In Conversation with Rob Handfield and Tom Linton
During COVID people became more aware of the impact of supply chains than ever before. However, most people have only a vague notion of what supply chains are and generally associate them with driverless vehicles or tracking shipments on their FedEx app. Often the impression is that significant technology lies behind the ecommerce providers. However, if one looks behind the curtain at transportation providers, as in The Wizard of Oz, there really isn’t as much there as you might think! Most of the activity that occurs behind the scenes in all stages of the supply chain involves human activity, processing transactions on screens and Excel sheets to make things happen. The next great leap in productivity will be to drive efficiencies in global supply chains, which is the last untapped frontier. There are few efficiencies to wring out of the four walls of manufacturing plants but massive white space opportunities in the global supply chain. This is also the area where there is the greatest resistance to change; people who work in supply chains don’t want to yield control to the machines and will block machine-based decisions that take away their comfortable spreadsheets. The next era of change will make supply chains as efficient as manufacturing plants are today.
This change is equivalent to the notion of FLOW, which invokes the idea that supply chains are moving, things are getting done, deliveries are going to customers, and vaccines are being distributed to patients. We focus on this concept in our book, Flow: How the Best Supply Chains Thrive, and examine how our supply chains and the world of global business is going through a massive change. The real contribution of the book involves our insights on how the combination of digital connectivity, geographical compression, and artificial intelligence will change the way supply chains operate, with productivity improvements never seen before in the history of humankind.

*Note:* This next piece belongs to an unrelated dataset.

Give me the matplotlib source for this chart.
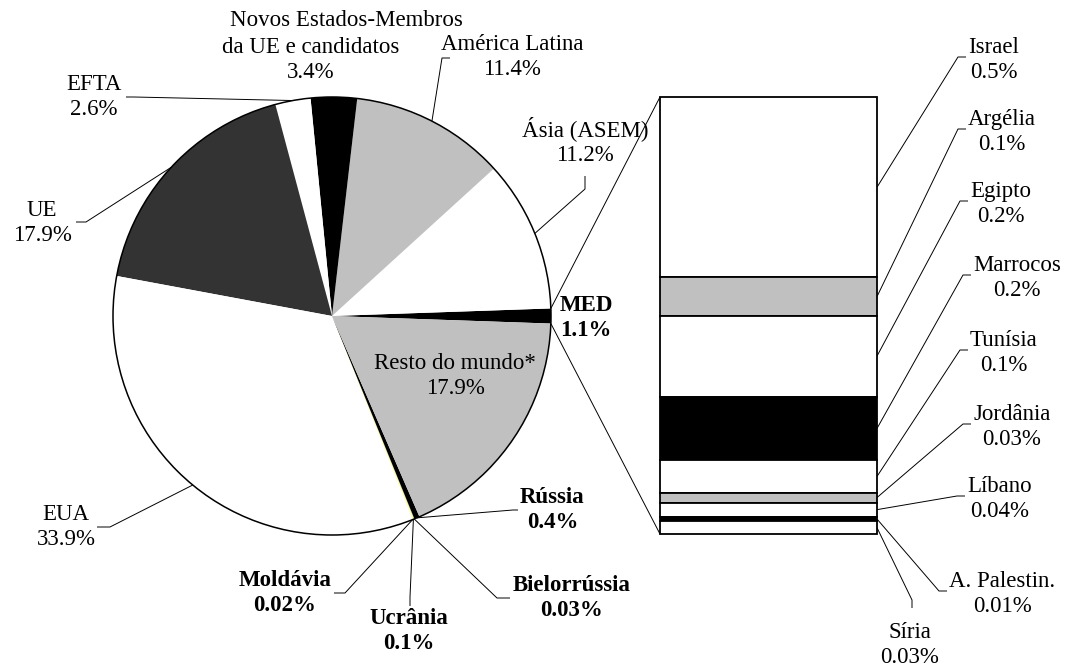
import numpy as np
import matplotlib
matplotlib.use("Agg")
import matplotlib.pyplot as plt

plt.rcParams['font.family'] = ['Liberation Serif', 'DejaVu Serif']
plt.rcParams['font.size'] = 16.5

W, H = 1066, 670

# pie: shares of trade (%), counterclockwise starting at MED
pie_names = ["MED", "Ásia (ASEM)", "América Latina", "Novos Estados-Membros",
             "EFTA", "UE", "EUA", "Moldávia", "Ucrânia", "Bielorrússia",
             "Rússia", "Resto do mundo*"]
pie_values = [1.1, 11.2, 11.4, 3.4, 2.6, 17.9, 33.9, 0.02, 0.1, 0.03, 0.4, 17.9]
pie_colors = ["black", "white", "#c0c0c0", "black", "white", "#333333",
              "white", "white", "#ffffa0", "#c0c0c0", "black", "#c0c0c0"]

# MED breakdown (bar, top to bottom)
med_names = ["Israel", "Argélia", "Egipto", "Marrocos", "Tunísia", "Jordânia",
             "Líbano", "A. Palestin.", "Síria"]
med_labels = ["0.5%", "0.1%", "0.2%", "0.2%", "0.1%", "0.03%", "0.04%", "0.01%", "0.03%"]
med_values = [0.50, 0.106, 0.224, 0.177, 0.089, 0.028, 0.039, 0.013, 0.035]
med_colors = ["white", "#c0c0c0", "white", "black", "white", "#c0c0c0",
              "white", "black", "white"]


def P(x, y):
    # pixel position (y from top) -> data coords of the main axes
    return (x, H - y)


fig = plt.figure(figsize=(W / 100, H / 100), dpi=100)
ax = fig.add_axes([0, 0, 1, 1])

cx, cy = P(332, 316)
R = 219
start = -pie_values[0] / sum(pie_values) * 180
wedges, _ = ax.pie(pie_values, colors=pie_colors, startangle=start,
                   counterclock=True, center=(cx, cy), radius=R,
                   wedgeprops=dict(linewidth=0))
ax.add_patch(plt.Circle((cx, cy), R, fill=False, ec="black", lw=1.1))
ax.set_xlim(0, W)
ax.set_ylim(0, H)
ax.set_aspect("equal")
ax.axis("off")


def edge(i, frac=0.5):
    w = wedges[i]
    a = np.radians(w.theta1 + (w.theta2 - w.theta1) * frac)
    return (cx + R * np.cos(a), cy + R * np.sin(a))


def leader(points):
    xs, ys = zip(*points)
    ax.plot(xs, ys, color="black", lw=0.7, solid_capstyle="butt")


# pie labels
ax.text(*P(346, 21), "Novos Estados-Membros", ha="center", va="center")
ax.text(*P(311, 60), "da UE e candidatos\n3.4%", ha="center", va="center")

ax.text(*P(512, 57), "América Latina\n11.4%", ha="center", va="center")
leader([edge(2), P(442, 58), P(450, 58)])

ax.text(*P(585, 141), "Ásia (ASEM)\n11.2%", ha="center", va="center")
leader([edge(1), P(585, 189), P(585, 176)])

ax.text(*P(94, 97), "EFTA\n2.6%", ha="center", va="center")
leader([edge(4), P(134, 97), P(126, 97)])

ax.text(*P(42, 223), "UE\n17.9%", ha="center", va="center")
leader([edge(5), P(86, 222), P(76, 222)])

ax.text(*P(66, 527), "EUA\n33.9%", ha="center", va="center")
leader([edge(6), P(110, 527), P(97, 527)])

ax.text(*P(560, 318), "MED\n1.1%", ha="left", va="center", fontweight="bold")
ax.text(*P(455, 376), "Resto do mundo*\n17.9%", ha="center", va="center")

ax.text(*P(520, 510), "Rússia\n0.4%", ha="left", va="center",
        multialignment="center", fontweight="bold")
leader([edge(10), P(513, 510), P(518, 510)])

ax.text(*P(513, 598), "Bielorrússia\n0.03%", ha="left", va="center",
        multialignment="center", fontweight="bold")
leader([edge(9), P(497, 598), P(510, 598)])

ax.text(*P(409, 631), "Ucrânia\n0.1%", ha="center", va="center", fontweight="bold")
leader([edge(8), P(410, 597), P(410, 606)])

ax.text(*P(285, 593), "Moldávia\n0.02%", ha="center", va="center", fontweight="bold")
leader([edge(7), P(345, 593), P(334, 593)])

# MED breakdown bar
bx = fig.add_axes([660 / W, (H - 534) / H, 217 / W, 437 / H])
bottoms = np.concatenate([[0], np.cumsum(med_values)[:-1]])
bars = bx.bar(0, med_values, bottom=bottoms, width=1, color=med_colors,
              edgecolor="black", linewidth=1.3, clip_on=False)
bx.set_xlim(-0.5, 0.5)
bx.set_ylim(sum(med_values), 0)
bx.axis("off")


def to_main(trans, pt):
    return ax.transData.inverted().transform(trans.transform(pt))


# connectors pie -> bar
leader([edge(0, 1.0), to_main(bx.transAxes, (0, 1))])
leader([edge(0, 0.0), to_main(bx.transAxes, (0, 0))])

# right-hand labels: left x, centre y (pixels)
lab_x = [968, 968, 970, 973, 970, 973, 967, 949, 910]
lab_y = [60, 132, 204, 278, 353, 427, 499, 594, 645]
for i, name in enumerate(med_names):
    mid = to_main(bx.transData, (0.5, bottoms[i] + med_values[i] / 2))
    txt = name + "\n" + med_labels[i]
    if name == "Síria":
        ax.text(*P(lab_x[i], lab_y[i]), txt, ha="center", va="center")
        leader([mid, P(912, 600), P(912, 608)])
    else:
        ax.text(*P(lab_x[i], lab_y[i]), txt, ha="left", va="center",
                multialignment="center")
        leader([mid, P(lab_x[i] - 10, lab_y[i] - 3), P(lab_x[i] - 2, lab_y[i] - 3)])

fig.savefig("out.png", dpi=100)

We sought to emphasize these elements, and to produce a book that is focused on the idea of FLOW, which relates back to the physical properties that exist in nature, specifically to the field of thermodynamics, the flow of electricity, the flow of data, the evolutionary flows of rivers, and the frictionless flow of material between geographically proximate locations in the supply chain. Flow refers not only to material flows, but also to the current supply chain revolution that is underway, involving the cognitive integration of end-to-end supply chains, the geographic relocation of global supply base, and the radical changes that AI and machine learning will have on reshaping the global economy in the next decade. We cover how the next generation of artificial intelligence will connect every aspect of the supply chain and feed data back to a centralized control tower. Ultimately, these signals will be compressed into insights that humans can digest and convert into action.
This theme of FLOW relates also to many of the events of the trade wars of 2018–2020, as well as the massive disruptions of the COVID pandemic, and relates them to the flow of time, events, and material. The fundamental idea behind our book is that everything can be viewed in the context of flows over time. If events and materials flow, that also means they can be predicted – and this is an essential point for managers. We need to find ways to look around and build business strategies that rely on predictions based on the flows of world events, global supply chains, and data between smart technologies. Companies who hitch themselves to understanding flows have the potential for the greatest elimination of waste, material, and labour, which will effectively form the foundation for a supply chain revolution.